Forum Moderators: Robert Charlton & goodroi
My aim at the moment is to get the average for all sites under 500 ms but this would appear to be just for downloading the text, not the images. Do you have a figure you aim at or do you have a better method of measuring it?
The methods I am using to speed up my sites are:
1. Changing host (moving from one well known uk host to another at a similar price resulted WMT showing access times dropping to a 6th of previous times)
2. Making pages validate as far as possible (can't get any pages containing affiliate links to validate fully)
3. Removing practically all white space from html
4. Removing practically all white space from scripting
5. Reducing database accesses, using my own form of caching in places.
I am assuming that Google is likely to take acces times into consideration in the algo if not already and I read a report from a recent survey (in the travel sector) sugesting that website visitors are unlikely to wait more than 2-3 seconds for a page - a couple of years ago it was 4 seconds.
My bounce rates in G Analytics tend to be around 60% and pages per visit only just over 2 - two metrics I would like to improve on.
There are two tools that I use a lot for this job - YSlow from Yahoo! and Page Speed from Google. Both are Firefox plug-ins. I've learned a lot from both tools - things I never thought about. Herer's a thread that gives access to both tools.
See The Need for Speed [webmasterworld.com]
1. Serving images from a separate server
If you rely on Google images for search then don't do that!
Whilst the images may be listed it is very rare they will be ranked well, just believe me, a massive amount of trial and error over the years on my part for that.
IOW:
http://css.example.com/stylesheet.css is the URL you use on your page, then with Mod_Rewrite (if necessary, sometimes it's not) serve the file from it's actual location on your server...
http://images.example.com/images/imagename.jpg would be the image version.

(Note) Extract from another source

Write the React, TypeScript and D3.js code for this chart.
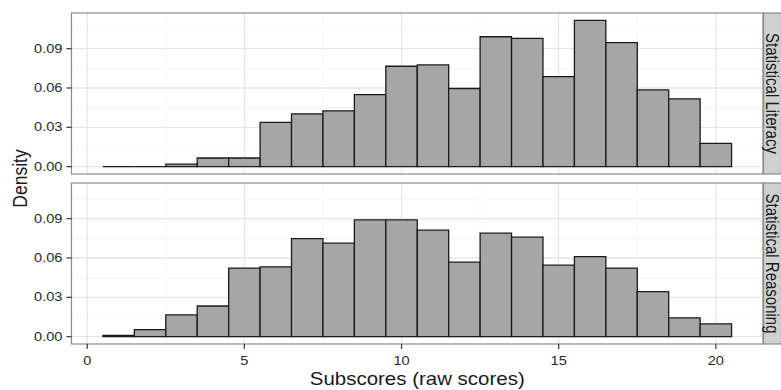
import React, { useRef, useEffect } from "react";
import * as d3 from "d3";

// bin centres (raw score), width 1
const bins = [1, 2, 3, 4, 5, 6, 7, 8, 9, 10, 11, 12, 13, 14, 15, 16, 17, 18, 19, 20];
const literacy = [
  0, 0, 0.002, 0.0066, 0.0066, 0.0337, 0.0403, 0.0426, 0.055, 0.0766,
  0.0776, 0.0596, 0.0991, 0.0979, 0.0687, 0.1116, 0.0946, 0.0586, 0.0517, 0.0177,
];
const reasoning = [
  0.001, 0.0053, 0.0166, 0.0234, 0.0523, 0.0533, 0.0747, 0.0714, 0.089, 0.089,
  0.0812, 0.0568, 0.0789, 0.0759, 0.0545, 0.0611, 0.0523, 0.0344, 0.0143, 0.0098,
];
const panelNames = ["Statistical Literacy", "Statistical Reasoning"];
const xTicks = [0, 5, 10, 15, 20];
const xMinor = [2.5, 7.5, 12.5, 17.5];
const yTicks = [0, 0.03, 0.06, 0.09];
const yMinor = [0.015, 0.045, 0.075, 0.105];

const W = 781;
const H = 390;
const SX = 1.17; // text in the picture is a bit wide

const App = () => {
  const svgRef = useRef<SVGSVGElement>(null);

  useEffect(() => {
    const svg = d3.select(svgRef.current);
    svg.selectAll("*").remove();

    const left = 71.5;
    const right = 763;
    const panels = [
      { name: panelNames[0], values: literacy, top: 13, bottom: 174 },
      { name: panelNames[1], values: reasoning, top: 183, bottom: 344 },
    ];
    const font = "'Liberation Sans', Arial, sans-serif";

    const x = d3.scaleLinear().domain([-0.5, 21.5]).range([left, right]);

    panels.forEach((p) => {
      const y = d3
        .scaleLinear()
        .domain([-0.0056, 0.1172])
        .range([p.bottom, p.top]);
      const g = svg.append("g");

      g.append("rect")
        .attr("x", left)
        .attr("y", p.top)
        .attr("width", right - left)
        .attr("height", p.bottom - p.top)
        .attr("fill", "white");

      // minor grid
      g.selectAll(".ymin")
        .data(yMinor)
        .enter()
        .append("line")
        .attr("x1", left)
        .attr("x2", right)
        .attr("y1", (d) => y(d))
        .attr("y2", (d) => y(d))
        .attr("stroke", "#f4f4f4")
        .attr("stroke-width", 1);
      g.selectAll(".xmin")
        .data(xMinor)
        .enter()
        .append("line")
        .attr("x1", (d) => x(d))
        .attr("x2", (d) => x(d))
        .attr("y1", p.top)
        .attr("y2", p.bottom)
        .attr("stroke", "#f4f4f4")
        .attr("stroke-width", 1);
      // major grid
      g.selectAll(".ymaj")
        .data(yTicks)
        .enter()
        .append("line")
        .attr("x1", left)
        .attr("x2", right)
        .attr("y1", (d) => y(d))
        .attr("y2", (d) => y(d))
        .attr("stroke", "#e6e6e6")
        .attr("stroke-width", 1.3);
      g.selectAll(".xmaj")
        .data(xTicks)
        .enter()
        .append("line")
        .attr("x1", (d) => x(d))
        .attr("x2", (d) => x(d))
        .attr("y1", p.top)
        .attr("y2", p.bottom)
        .attr("stroke", "#e6e6e6")
        .attr("stroke-width", 1.3);

      // bars as closed paths, so empty bins still show their outline
      g.selectAll(".bar")
        .data(bins)
        .enter()
        .append("path")
        .attr("d", (d, i) => {
          const path = d3.path();
          const x0 = x(d - 0.5);
          const x1 = x(d + 0.5);
          path.moveTo(x0, y(0));
          path.lineTo(x0, y(p.values[i]));
          path.lineTo(x1, y(p.values[i]));
          path.lineTo(x1, y(0));
          path.closePath();
          return path.toString();
        })
        .attr("fill", "#a6a6a6")
        .attr("stroke", "#1a1a1a")
        .attr("stroke-width", 1.3);

      // panel border
      g.append("rect")
        .attr("x", left)
        .attr("y", p.top)
        .attr("width", right - left)
        .attr("height", p.bottom - p.top)
        .attr("fill", "none")
        .attr("stroke", "#8a8a8a")
        .attr("stroke-width", 1.2);

      // strip
      g.append("rect")
        .attr("x", right + 0.5)
        .attr("y", p.top)
        .attr("width", W - right)
        .attr("height", p.bottom - p.top)
        .attr("fill", "#d0d0d0")
        .attr("stroke", "#8a8a8a")
        .attr("stroke-width", 1.2);
      g.append("text")
        .attr(
          "transform",
          `translate(${right + 9.5},${(p.top + p.bottom) / 2}) scale(${SX},1) rotate(90)`
        )
        .attr("text-anchor", "middle")
        .attr("dominant-baseline", "central")
        .style("font-family", font)
        .style("font-size", "15px")
        .attr("fill", "#1a1a1a")
        .text(p.name);

      // y ticks
      g.selectAll(".ytick")
        .data(yTicks)
        .enter()
        .append("line")
        .attr("x1", left - 5)
        .attr("x2", left)
        .attr("y1", (d) => y(d))
        .attr("y2", (d) => y(d))
        .attr("stroke", "#333")
        .attr("stroke-width", 1.2);
      g.selectAll(".ylab")
        .data(yTicks)
        .enter()
        .append("text")
        .attr("transform", (d) => `translate(${left - 9},${y(d)}) scale(${SX},1)`)
        .attr("text-anchor", "end")
        .attr("dominant-baseline", "central")
        .style("font-family", font)
        .style("font-size", "12.5px")
        .attr("fill", "#2a2a2a")
        .text((d) => d3.format(".2f")(d));
    });

    // x axis (bottom panel only)
    const bottom = panels[1].bottom;
    svg
      .selectAll(".xtick")
      .data(xTicks)
      .enter()
      .append("line")
      .attr("x1", (d) => x(d))
      .attr("x2", (d) => x(d))
      .attr("y1", bottom)
      .attr("y2", bottom + 5)
      .attr("stroke", "#333")
      .attr("stroke-width", 1.2);
    svg
      .selectAll(".xlab")
      .data(xTicks)
      .enter()
      .append("text")
      .attr("transform", (d) => `translate(${x(d)},${bottom + 21}) scale(${SX},1)`)
      .attr("text-anchor", "middle")
      .style("font-family", font)
      .style("font-size", "12.5px")
      .attr("fill", "#2a2a2a")
      .text((d) => d);

    svg
      .append("text")
      .attr("transform", `translate(${(left + right) / 2},${H - 5}) scale(${SX},1)`)
      .attr("text-anchor", "middle")
      .style("font-family", font)
      .style("font-size", "17.5px")
      .attr("fill", "#1a1a1a")
      .text("Subscores (raw scores)");

    svg
      .append("text")
      .attr("transform", `translate(20,${(13 + 344) / 2}) scale(${SX},1) rotate(-90)`)
      .attr("text-anchor", "middle")
      .attr("dominant-baseline", "central")
      .style("font-family", font)
      .style("font-size", "17.5px")
      .attr("fill", "#1a1a1a")
      .text("Density");
  }, []);

  return (
    <svg
      ref={svgRef}
      width={W}
      height={H}
      style={{ position: "absolute", left: 0, top: 0, background: "white" }}
    />
  );
};

export default App;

One of the biggest slowdowns is the number of connections a browser opens to a single domain at a single time, and by 'using' sub-domains you can force extra connections. (Don't go overboard with it though... There's a balance and if you go too far by trying to get too many connections you can actually clog things up a bit. (Or, I'm fairly sure I did once... ;))
I assume duplicate images don't cause problems - or do they?
Good question!
I have example1.com and example2.com, I used to serve all images for both sites from a repository at example3.com.

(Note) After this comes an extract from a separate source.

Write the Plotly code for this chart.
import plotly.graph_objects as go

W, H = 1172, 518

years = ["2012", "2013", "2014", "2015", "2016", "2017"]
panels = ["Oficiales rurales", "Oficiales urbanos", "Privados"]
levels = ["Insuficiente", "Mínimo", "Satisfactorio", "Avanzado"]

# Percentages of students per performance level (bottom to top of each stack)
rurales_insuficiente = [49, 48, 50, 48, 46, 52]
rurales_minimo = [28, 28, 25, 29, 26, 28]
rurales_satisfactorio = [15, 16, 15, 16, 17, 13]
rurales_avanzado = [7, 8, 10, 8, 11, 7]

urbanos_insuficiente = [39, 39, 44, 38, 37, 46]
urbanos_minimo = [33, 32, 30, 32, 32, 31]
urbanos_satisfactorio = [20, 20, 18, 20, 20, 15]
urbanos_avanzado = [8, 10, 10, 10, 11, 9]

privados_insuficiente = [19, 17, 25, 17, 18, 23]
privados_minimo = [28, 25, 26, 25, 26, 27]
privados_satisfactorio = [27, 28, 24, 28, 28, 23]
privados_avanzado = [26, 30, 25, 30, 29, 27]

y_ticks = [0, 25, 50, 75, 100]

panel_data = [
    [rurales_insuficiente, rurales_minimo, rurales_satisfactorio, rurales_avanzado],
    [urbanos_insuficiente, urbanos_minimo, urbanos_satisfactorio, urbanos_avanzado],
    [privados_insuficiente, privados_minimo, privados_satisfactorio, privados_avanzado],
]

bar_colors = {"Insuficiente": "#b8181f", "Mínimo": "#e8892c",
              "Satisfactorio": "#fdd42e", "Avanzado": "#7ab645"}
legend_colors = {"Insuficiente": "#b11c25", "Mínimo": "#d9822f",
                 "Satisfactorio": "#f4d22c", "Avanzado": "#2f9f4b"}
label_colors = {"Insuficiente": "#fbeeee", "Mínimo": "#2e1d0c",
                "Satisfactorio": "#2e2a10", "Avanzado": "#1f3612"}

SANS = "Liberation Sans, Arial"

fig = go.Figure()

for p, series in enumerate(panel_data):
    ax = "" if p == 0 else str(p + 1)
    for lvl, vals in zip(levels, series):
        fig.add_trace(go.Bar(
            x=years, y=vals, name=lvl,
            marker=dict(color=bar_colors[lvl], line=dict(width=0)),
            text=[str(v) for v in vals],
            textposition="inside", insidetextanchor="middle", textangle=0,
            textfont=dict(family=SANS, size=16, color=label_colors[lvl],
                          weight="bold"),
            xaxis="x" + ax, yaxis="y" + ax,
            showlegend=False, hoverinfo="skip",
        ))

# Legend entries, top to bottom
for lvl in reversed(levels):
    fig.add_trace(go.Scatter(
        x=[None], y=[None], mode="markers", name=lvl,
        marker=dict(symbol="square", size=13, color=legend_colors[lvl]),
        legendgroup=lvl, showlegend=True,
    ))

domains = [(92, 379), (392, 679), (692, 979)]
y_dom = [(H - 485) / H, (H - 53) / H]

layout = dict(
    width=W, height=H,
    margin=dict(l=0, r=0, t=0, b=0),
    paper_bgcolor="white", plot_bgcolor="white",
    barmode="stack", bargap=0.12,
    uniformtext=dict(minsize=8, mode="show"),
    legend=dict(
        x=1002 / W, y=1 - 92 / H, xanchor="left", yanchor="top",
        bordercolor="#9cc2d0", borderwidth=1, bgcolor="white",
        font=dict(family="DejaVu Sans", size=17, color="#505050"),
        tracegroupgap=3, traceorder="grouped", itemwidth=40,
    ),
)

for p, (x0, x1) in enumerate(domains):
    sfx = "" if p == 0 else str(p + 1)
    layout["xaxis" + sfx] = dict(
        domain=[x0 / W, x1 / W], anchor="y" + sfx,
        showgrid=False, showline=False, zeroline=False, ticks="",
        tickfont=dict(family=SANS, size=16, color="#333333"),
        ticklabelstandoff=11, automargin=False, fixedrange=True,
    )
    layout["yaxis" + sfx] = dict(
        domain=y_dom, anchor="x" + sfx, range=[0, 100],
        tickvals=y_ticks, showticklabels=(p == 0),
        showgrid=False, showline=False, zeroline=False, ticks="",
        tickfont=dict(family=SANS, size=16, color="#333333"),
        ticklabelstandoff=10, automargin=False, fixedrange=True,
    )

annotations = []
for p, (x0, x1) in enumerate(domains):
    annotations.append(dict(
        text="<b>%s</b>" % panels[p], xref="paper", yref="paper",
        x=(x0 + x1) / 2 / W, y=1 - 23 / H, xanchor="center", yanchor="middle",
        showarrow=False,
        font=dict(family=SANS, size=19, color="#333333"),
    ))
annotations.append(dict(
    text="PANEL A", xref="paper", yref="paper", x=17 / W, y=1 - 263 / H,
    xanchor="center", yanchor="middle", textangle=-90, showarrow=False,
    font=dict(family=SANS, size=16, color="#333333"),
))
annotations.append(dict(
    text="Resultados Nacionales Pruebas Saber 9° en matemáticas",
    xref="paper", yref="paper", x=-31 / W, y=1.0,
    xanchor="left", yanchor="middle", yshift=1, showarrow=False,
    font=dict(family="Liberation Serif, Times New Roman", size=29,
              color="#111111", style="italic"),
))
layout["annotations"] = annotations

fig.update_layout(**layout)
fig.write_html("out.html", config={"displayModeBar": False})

Whilst both examples.com/widget.html ranked #1 for their respective searches they mostly did not rank anywhere for images however once the images were served from their respective domains they shot to the top.

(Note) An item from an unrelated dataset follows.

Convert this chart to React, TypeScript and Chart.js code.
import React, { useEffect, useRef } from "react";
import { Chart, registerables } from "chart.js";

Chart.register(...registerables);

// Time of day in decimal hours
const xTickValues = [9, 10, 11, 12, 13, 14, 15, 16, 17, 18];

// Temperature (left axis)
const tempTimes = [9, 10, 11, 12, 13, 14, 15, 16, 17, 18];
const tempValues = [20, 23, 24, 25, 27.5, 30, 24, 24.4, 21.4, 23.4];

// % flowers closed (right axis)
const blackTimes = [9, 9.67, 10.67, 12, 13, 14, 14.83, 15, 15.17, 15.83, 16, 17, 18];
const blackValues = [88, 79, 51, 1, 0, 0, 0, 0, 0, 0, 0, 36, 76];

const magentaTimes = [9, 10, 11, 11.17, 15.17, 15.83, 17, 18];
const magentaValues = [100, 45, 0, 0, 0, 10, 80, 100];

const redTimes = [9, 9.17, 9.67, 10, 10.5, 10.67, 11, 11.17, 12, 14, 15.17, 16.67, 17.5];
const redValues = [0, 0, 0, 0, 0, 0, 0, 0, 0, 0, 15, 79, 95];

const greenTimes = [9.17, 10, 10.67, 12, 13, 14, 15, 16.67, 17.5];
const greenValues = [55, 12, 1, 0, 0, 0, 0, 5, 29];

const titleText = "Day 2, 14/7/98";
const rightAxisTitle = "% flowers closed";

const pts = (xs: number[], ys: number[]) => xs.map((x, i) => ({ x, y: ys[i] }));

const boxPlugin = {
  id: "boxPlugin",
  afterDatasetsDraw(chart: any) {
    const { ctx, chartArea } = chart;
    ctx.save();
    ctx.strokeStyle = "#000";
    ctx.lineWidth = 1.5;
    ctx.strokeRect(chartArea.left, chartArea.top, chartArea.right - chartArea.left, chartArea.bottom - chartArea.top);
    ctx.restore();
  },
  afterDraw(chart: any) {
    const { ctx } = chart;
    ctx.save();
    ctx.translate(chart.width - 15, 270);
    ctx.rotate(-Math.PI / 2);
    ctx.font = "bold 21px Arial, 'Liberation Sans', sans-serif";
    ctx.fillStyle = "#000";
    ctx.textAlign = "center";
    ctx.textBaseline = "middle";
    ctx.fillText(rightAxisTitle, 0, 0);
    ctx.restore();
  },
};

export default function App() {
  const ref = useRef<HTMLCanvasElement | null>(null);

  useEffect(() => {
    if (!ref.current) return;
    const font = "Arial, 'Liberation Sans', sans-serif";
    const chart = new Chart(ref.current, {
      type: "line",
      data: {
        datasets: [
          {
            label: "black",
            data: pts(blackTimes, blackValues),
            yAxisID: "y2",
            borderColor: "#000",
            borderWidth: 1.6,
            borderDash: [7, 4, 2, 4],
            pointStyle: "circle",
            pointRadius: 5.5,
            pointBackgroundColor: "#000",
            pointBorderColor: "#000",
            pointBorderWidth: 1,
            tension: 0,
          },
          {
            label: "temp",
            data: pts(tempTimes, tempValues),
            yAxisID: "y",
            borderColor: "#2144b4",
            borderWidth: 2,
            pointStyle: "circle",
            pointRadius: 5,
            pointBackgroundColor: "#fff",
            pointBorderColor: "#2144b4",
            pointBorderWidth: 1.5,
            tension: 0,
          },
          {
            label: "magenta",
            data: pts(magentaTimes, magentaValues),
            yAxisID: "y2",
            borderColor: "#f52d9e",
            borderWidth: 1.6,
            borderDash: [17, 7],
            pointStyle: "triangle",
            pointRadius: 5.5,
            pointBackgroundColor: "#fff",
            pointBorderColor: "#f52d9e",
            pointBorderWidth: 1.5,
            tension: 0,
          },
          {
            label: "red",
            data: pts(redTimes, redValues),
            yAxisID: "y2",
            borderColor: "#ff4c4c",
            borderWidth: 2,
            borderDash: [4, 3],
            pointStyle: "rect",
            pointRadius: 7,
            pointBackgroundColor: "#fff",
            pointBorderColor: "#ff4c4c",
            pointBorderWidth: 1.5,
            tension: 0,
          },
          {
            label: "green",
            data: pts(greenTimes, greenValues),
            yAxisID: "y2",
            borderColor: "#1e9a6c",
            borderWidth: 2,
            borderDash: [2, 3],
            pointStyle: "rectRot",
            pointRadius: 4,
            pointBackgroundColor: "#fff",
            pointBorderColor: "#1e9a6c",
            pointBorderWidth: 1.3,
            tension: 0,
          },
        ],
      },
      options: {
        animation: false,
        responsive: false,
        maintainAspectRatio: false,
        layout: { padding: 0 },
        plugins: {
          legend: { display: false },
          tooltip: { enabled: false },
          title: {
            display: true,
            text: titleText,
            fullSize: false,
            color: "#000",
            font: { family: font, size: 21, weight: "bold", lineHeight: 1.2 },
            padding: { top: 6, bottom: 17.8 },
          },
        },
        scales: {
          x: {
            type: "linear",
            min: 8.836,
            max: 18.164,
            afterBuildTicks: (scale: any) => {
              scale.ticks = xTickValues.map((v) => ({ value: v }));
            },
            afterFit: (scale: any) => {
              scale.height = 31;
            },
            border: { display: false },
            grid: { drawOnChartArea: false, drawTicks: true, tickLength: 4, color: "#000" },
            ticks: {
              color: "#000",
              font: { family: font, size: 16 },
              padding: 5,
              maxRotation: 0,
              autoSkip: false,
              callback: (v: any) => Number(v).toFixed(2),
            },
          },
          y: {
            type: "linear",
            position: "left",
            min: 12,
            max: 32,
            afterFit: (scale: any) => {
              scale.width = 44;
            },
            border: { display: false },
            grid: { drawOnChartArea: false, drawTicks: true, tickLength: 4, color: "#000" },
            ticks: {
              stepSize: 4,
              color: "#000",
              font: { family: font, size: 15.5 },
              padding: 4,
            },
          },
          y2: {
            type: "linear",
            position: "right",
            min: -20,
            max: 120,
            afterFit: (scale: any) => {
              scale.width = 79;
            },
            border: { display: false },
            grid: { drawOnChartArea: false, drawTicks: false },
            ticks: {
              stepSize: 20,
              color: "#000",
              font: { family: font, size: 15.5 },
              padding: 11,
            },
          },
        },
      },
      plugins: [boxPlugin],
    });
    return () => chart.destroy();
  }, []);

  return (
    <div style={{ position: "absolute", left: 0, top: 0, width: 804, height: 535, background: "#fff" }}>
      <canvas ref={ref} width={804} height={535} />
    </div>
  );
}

I have actually left all those images on example3.com, some rank a little however they certainly have not affected the ones I do have hosted on their own domains therefore I assume that there is not a significant duplicate issue problem.
But I believe you can serve different directories of a single domain name from different servers
However, my trials have shown that when doing this the IPs do not match-up for G resulting in a lower image search ranking, once my IPs matched-up the images went straight to #1.
Of course there is a HUGE YMMV here and it's not just the image, all the other "attributes" have to be right as well :-)
6. Edit all text for conciseness.
7. Optimize all images for the leanest feasible file size.
8. Use CSS sprites to reduce the number of separate images that need to be requested.
9. Make more use of contextual selectors in your external CSS and use fewer divs, spans, classes, etc, in your source code.
10. (For a new site or section) Plan folders / file paths so you end up with meaningful, concise URLs. Shorter URLs in your navigation menus could save hundreds of characters on every page.
11. Create your own redirects to replace longwinded affiliate links that don't validate.
[edited by: buckworks at 3:32 pm (utc) on Sep. 24, 2009]
If the latter, different browsers take different times to render. This can be worsened by some plug-ins (eg firefox's page validator if it's turned on).
Google Analytics can slow down final display considerably (I have it turned off on my browsers - it sometimes fails to complete in any reasonable time). Some hit counters likewise.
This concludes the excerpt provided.